[Start of Source excerpt]

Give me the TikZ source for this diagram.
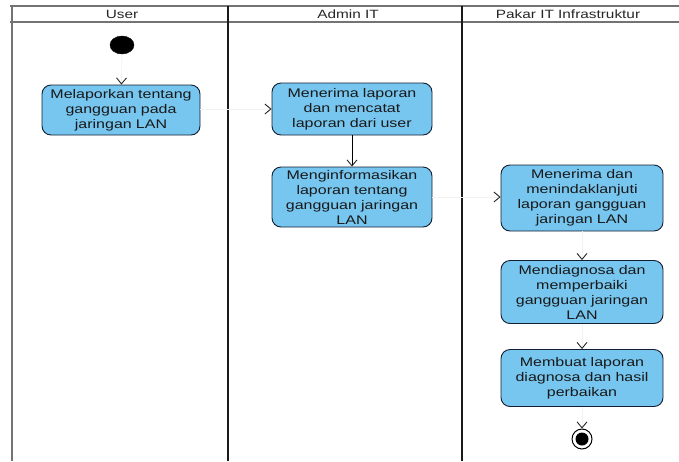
\documentclass[tikz,border=0pt]{standalone}
\usepackage{fontspec}
\setmainfont[FakeStretch=1.28]{Liberation Sans}
\usetikzlibrary{arrows.meta,shapes.geometric}
\definecolor{actfill}{RGB}{118,198,240}
\definecolor{actline}{RGB}{20,30,50}
\begin{document}
\begin{tikzpicture}[x=1pt,y=-1pt,
  activity/.style={draw=actline, line width=0.9pt, fill=actfill, rounded corners=9pt,
    align=center, inner sep=2pt, font=\fontsize{12.5}{15}\selectfont, text=black!90},
  lanehead/.style={font=\fontsize{12}{14}\selectfont, text=black!85},
  flow/.style={draw=black!5, line width=0.6pt,
    -{Straight Barb[length=6pt, width=10pt, line width=0.9pt, color=black!85]}},
  solidflow/.style={draw=black, line width=1pt,
    -{Straight Barb[length=6pt, width=10pt, line width=0.9pt, color=black!85]}},
  sep/.style={line width=2.2pt, draw=black!90},
  border/.style={line width=1.6pt, draw=black!55}]
  \useasboundingbox (0,0) rectangle (679,461);

  % swimlane frame
  \draw[border] (12,6) -- (12,461);
  \draw[border] (10,6) -- (679,6);
  \draw[border] (10,22) -- (679,22);
  \draw[sep] (228,6) -- (228,461);
  \draw[sep] (462,6) -- (462,461);

  \node[lanehead] (hUser) at (122,14) {User};
  \node[lanehead] (hAdmin) at (348,14) {Admin IT};
  \node[lanehead] (hPakar) at (568,14) {Pakar IT Infrastruktur};

  % start and end states
  \node[draw=black, fill=black, ellipse, minimum width=24pt, minimum height=18pt, inner sep=0pt] (start) at (122,45) {};
  \node[draw=black, line width=1pt, fill=white, circle, minimum size=20pt, inner sep=0pt] (finish) at (582,439) {};
  \fill[black] (finish) circle (6.5pt);

  % activities
  \node[activity, minimum width=158pt, minimum height=50pt, text width=152pt] (u1) at (121,110)
    {Melaporkan tentang\\gangguan pada\\jaringan LAN};
  \node[activity, minimum width=160pt, minimum height=52pt, text width=154pt] (a1) at (352,109)
    {Menerima laporan\\dan mencatat\\laporan dari user};
  \node[activity, minimum width=160pt, minimum height=60pt, text width=154pt] (a2) at (352,197)
    {Menginformasikan\\laporan tentang\\gangguan jaringan\\LAN};
  \node[activity, minimum width=162pt, minimum height=66pt, text width=156pt] (p1) at (582,198)
    {Menerima dan\\menindaklanjuti\\laporan gangguan\\jaringan LAN};
  \node[activity, minimum width=162pt, minimum height=63pt, text width=156pt] (p2) at (582,292)
    {Mendiagnosa dan\\memperbaiki\\gangguan jaringan\\LAN};
  \node[activity, minimum width=162pt, minimum height=57pt, text width=156pt] (p3) at (582,378)
    {Membuat laporan\\diagnosa dan hasil\\perbaikan};

  % control flows
  \draw[flow] (start) -- (u1);
  \draw[flow] (u1.east |- a1.west) -- (a1.west);
  \draw[solidflow] (a1) -- (a2);
  \draw[flow] (a2.east) -- (a2.east -| p1.west);
  \draw[flow] (p1) -- (p2);
  \draw[flow] (p2) -- (p3);
  \draw[flow] (p3) -- (finish);
\end{tikzpicture}
\end{document}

[End of Source excerpt]

Task statement: Repeat the lines exactly as they stand, from the opening line of the data through the line with "(finish) circle (6.5pt);". Pictures stay out of the copy.

Solution:
Give me the TikZ source for this diagram.
\documentclass[tikz,border=0pt]{standalone}
\usepackage{fontspec}
\setmainfont[FakeStretch=1.28]{Liberation Sans}
\usetikzlibrary{arrows.meta,shapes.geometric}
\definecolor{actfill}{RGB}{118,198,240}
\definecolor{actline}{RGB}{20,30,50}
\begin{document}
\begin{tikzpicture}[x=1pt,y=-1pt,
  activity/.style={draw=actline, line width=0.9pt, fill=actfill, rounded corners=9pt,
    align=center, inner sep=2pt, font=\fontsize{12.5}{15}\selectfont, text=black!90},
  lanehead/.style={font=\fontsize{12}{14}\selectfont, text=black!85},
  flow/.style={draw=black!5, line width=0.6pt,
    -{Straight Barb[length=6pt, width=10pt, line width=0.9pt, color=black!85]}},
  solidflow/.style={draw=black, line width=1pt,
    -{Straight Barb[length=6pt, width=10pt, line width=0.9pt, color=black!85]}},
  sep/.style={line width=2.2pt, draw=black!90},
  border/.style={line width=1.6pt, draw=black!55}]
  \useasboundingbox (0,0) rectangle (679,461);

  % swimlane frame
  \draw[border] (12,6) -- (12,461);
  \draw[border] (10,6) -- (679,6);
  \draw[border] (10,22) -- (679,22);
  \draw[sep] (228,6) -- (228,461);
  \draw[sep] (462,6) -- (462,461);

  \node[lanehead] (hUser) at (122,14) {User};
  \node[lanehead] (hAdmin) at (348,14) {Admin IT};
  \node[lanehead] (hPakar) at (568,14) {Pakar IT Infrastruktur};

  % start and end states
  \node[draw=black, fill=black, ellipse, minimum width=24pt, minimum height=18pt, inner sep=0pt] (start) at (122,45) {};
  \node[draw=black, line width=1pt, fill=white, circle, minimum size=20pt, inner sep=0pt] (finish) at (582,439) {};
  \fill[black] (finish) circle (6.5pt);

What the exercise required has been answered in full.